- Goal of the exercise
All the data below goes into the copy word for word, but the pictures don't.

- Source excerpt
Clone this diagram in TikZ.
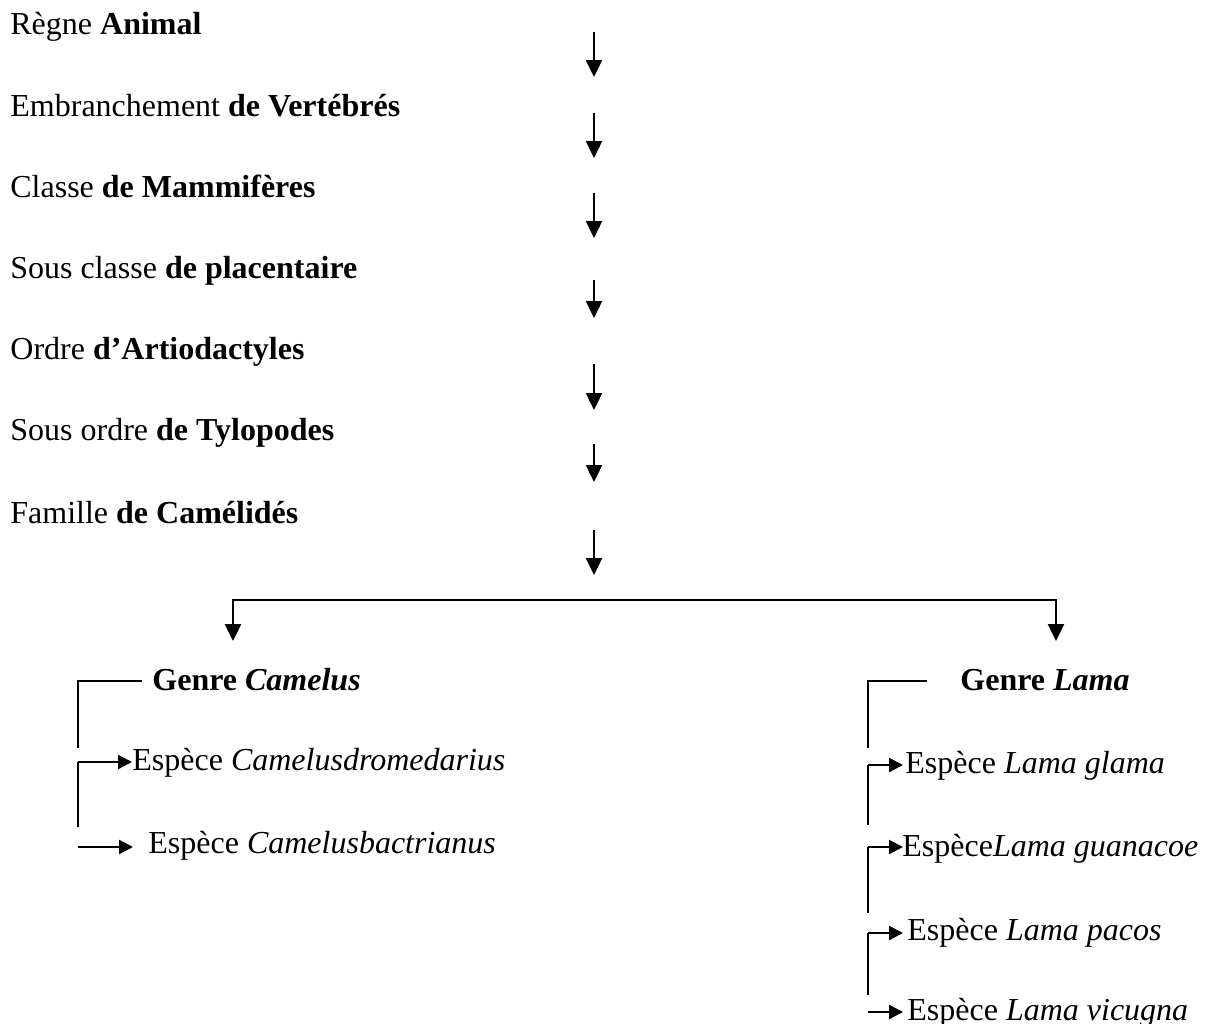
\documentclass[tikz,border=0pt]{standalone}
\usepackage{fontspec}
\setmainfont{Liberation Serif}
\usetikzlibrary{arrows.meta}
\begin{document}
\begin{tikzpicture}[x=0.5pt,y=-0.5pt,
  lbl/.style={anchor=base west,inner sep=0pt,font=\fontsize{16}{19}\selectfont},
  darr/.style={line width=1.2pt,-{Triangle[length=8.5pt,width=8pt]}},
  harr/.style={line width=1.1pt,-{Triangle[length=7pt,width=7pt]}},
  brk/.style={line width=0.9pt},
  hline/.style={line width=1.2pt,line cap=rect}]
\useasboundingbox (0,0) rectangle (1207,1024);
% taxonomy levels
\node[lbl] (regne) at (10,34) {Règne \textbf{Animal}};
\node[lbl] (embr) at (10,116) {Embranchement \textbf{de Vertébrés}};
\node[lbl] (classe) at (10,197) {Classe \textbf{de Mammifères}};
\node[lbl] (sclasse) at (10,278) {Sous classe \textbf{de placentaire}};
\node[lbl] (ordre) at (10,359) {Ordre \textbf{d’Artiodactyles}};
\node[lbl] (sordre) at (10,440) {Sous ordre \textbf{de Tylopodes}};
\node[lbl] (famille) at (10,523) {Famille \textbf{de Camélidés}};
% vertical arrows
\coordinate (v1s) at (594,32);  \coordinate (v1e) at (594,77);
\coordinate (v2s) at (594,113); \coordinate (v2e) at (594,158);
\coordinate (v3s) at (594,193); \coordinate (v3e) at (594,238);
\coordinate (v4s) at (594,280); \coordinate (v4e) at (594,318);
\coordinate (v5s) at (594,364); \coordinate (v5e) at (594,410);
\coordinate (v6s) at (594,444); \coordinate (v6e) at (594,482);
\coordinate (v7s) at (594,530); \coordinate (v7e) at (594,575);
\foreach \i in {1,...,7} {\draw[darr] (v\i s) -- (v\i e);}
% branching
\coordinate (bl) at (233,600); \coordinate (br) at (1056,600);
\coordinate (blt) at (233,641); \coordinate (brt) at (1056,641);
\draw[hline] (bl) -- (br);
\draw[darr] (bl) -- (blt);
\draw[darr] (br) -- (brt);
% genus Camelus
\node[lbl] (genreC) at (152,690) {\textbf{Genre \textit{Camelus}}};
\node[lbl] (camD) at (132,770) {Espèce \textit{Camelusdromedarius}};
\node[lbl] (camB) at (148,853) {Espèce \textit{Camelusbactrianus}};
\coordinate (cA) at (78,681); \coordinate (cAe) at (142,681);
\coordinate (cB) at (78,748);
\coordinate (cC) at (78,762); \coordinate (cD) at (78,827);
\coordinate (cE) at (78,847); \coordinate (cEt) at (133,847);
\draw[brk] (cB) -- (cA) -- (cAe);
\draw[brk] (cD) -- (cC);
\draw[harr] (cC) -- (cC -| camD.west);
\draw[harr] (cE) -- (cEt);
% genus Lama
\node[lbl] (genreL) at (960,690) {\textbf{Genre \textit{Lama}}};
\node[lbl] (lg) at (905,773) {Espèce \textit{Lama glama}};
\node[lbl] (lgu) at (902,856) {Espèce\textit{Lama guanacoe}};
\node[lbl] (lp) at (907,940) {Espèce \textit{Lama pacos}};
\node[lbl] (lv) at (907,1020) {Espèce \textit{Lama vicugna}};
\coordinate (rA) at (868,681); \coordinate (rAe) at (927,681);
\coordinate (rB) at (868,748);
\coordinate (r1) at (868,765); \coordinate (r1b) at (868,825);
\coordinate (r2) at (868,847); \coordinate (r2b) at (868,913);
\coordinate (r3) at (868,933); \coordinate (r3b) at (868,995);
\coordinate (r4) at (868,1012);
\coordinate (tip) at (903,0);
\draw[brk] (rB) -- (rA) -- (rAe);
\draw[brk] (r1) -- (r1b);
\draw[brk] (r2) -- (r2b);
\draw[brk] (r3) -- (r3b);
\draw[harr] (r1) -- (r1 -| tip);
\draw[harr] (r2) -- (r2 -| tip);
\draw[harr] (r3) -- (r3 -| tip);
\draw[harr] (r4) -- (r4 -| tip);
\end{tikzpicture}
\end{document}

- Exercise solution
Clone this diagram in TikZ.
\documentclass[tikz,border=0pt]{standalone}
\usepackage{fontspec}
\setmainfont{Liberation Serif}
\usetikzlibrary{arrows.meta}
\begin{document}
\begin{tikzpicture}[x=0.5pt,y=-0.5pt,
  lbl/.style={anchor=base west,inner sep=0pt,font=\fontsize{16}{19}\selectfont},
  darr/.style={line width=1.2pt,-{Triangle[length=8.5pt,width=8pt]}},
  harr/.style={line width=1.1pt,-{Triangle[length=7pt,width=7pt]}},
  brk/.style={line width=0.9pt},
  hline/.style={line width=1.2pt,line cap=rect}]
\useasboundingbox (0,0) rectangle (1207,1024);
% taxonomy levels
\node[lbl] (regne) at (10,34) {Règne \textbf{Animal}};
\node[lbl] (embr) at (10,116) {Embranchement \textbf{de Vertébrés}};
\node[lbl] (classe) at (10,197) {Classe \textbf{de Mammifères}};
\node[lbl] (sclasse) at (10,278) {Sous classe \textbf{de placentaire}};
\node[lbl] (ordre) at (10,359) {Ordre \textbf{d’Artiodactyles}};
\node[lbl] (sordre) at (10,440) {Sous ordre \textbf{de Tylopodes}};
\node[lbl] (famille) at (10,523) {Famille \textbf{de Camélidés}};
% vertical arrows
\coordinate (v1s) at (594,32);  \coordinate (v1e) at (594,77);
\coordinate (v2s) at (594,113); \coordinate (v2e) at (594,158);
\coordinate (v3s) at (594,193); \coordinate (v3e) at (594,238);
\coordinate (v4s) at (594,280); \coordinate (v4e) at (594,318);
\coordinate (v5s) at (594,364); \coordinate (v5e) at (594,410);
\coordinate (v6s) at (594,444); \coordinate (v6e) at (594,482);
\coordinate (v7s) at (594,530); \coordinate (v7e) at (594,575);
\foreach \i in {1,...,7} {\draw[darr] (v\i s) -- (v\i e);}
% branching
\coordinate (bl) at (233,600); \coordinate (br) at (1056,600);
\coordinate (blt) at (233,641); \coordinate (brt) at (1056,641);
\draw[hline] (bl) -- (br);
\draw[darr] (bl) -- (blt);
\draw[darr] (br) -- (brt);
% genus Camelus
\node[lbl] (genreC) at (152,690) {\textbf{Genre \textit{Camelus}}};
\node[lbl] (camD) at (132,770) {Espèce \textit{Camelusdromedarius}};
\node[lbl] (camB) at (148,853) {Espèce \textit{Camelusbactrianus}};
\coordinate (cA) at (78,681); \coordinate (cAe) at (142,681);
\coordinate (cB) at (78,748);
\coordinate (cC) at (78,762); \coordinate (cD) at (78,827);
\coordinate (cE) at (78,847); \coordinate (cEt) at (133,847);
\draw[brk] (cB) -- (cA) -- (cAe);
\draw[brk] (cD) -- (cC);
\draw[harr] (cC) -- (cC -| camD.west);
\draw[harr] (cE) -- (cEt);
% genus Lama
\node[lbl] (genreL) at (960,690) {\textbf{Genre \textit{Lama}}};
\node[lbl] (lg) at (905,773) {Espèce \textit{Lama glama}};
\node[lbl] (lgu) at (902,856) {Espèce\textit{Lama guanacoe}};
\node[lbl] (lp) at (907,940) {Espèce \textit{Lama pacos}};
\node[lbl] (lv) at (907,1020) {Espèce \textit{Lama vicugna}};
\coordinate (rA) at (868,681); \coordinate (rAe) at (927,681);
\coordinate (rB) at (868,748);
\coordinate (r1) at (868,765); \coordinate (r1b) at (868,825);
\coordinate (r2) at (868,847); \coordinate (r2b) at (868,913);
\coordinate (r3) at (868,933); \coordinate (r3b) at (868,995);
\coordinate (r4) at (868,1012);
\coordinate (tip) at (903,0);
\draw[brk] (rB) -- (rA) -- (rAe);
\draw[brk] (r1) -- (r1b);
\draw[brk] (r2) -- (r2b);
\draw[brk] (r3) -- (r3b);
\draw[harr] (r1) -- (r1 -| tip);
\draw[harr] (r2) -- (r2 -| tip);
\draw[harr] (r3) -- (r3 -| tip);
\draw[harr] (r4) -- (r4 -| tip);
\end{tikzpicture}
\end{document}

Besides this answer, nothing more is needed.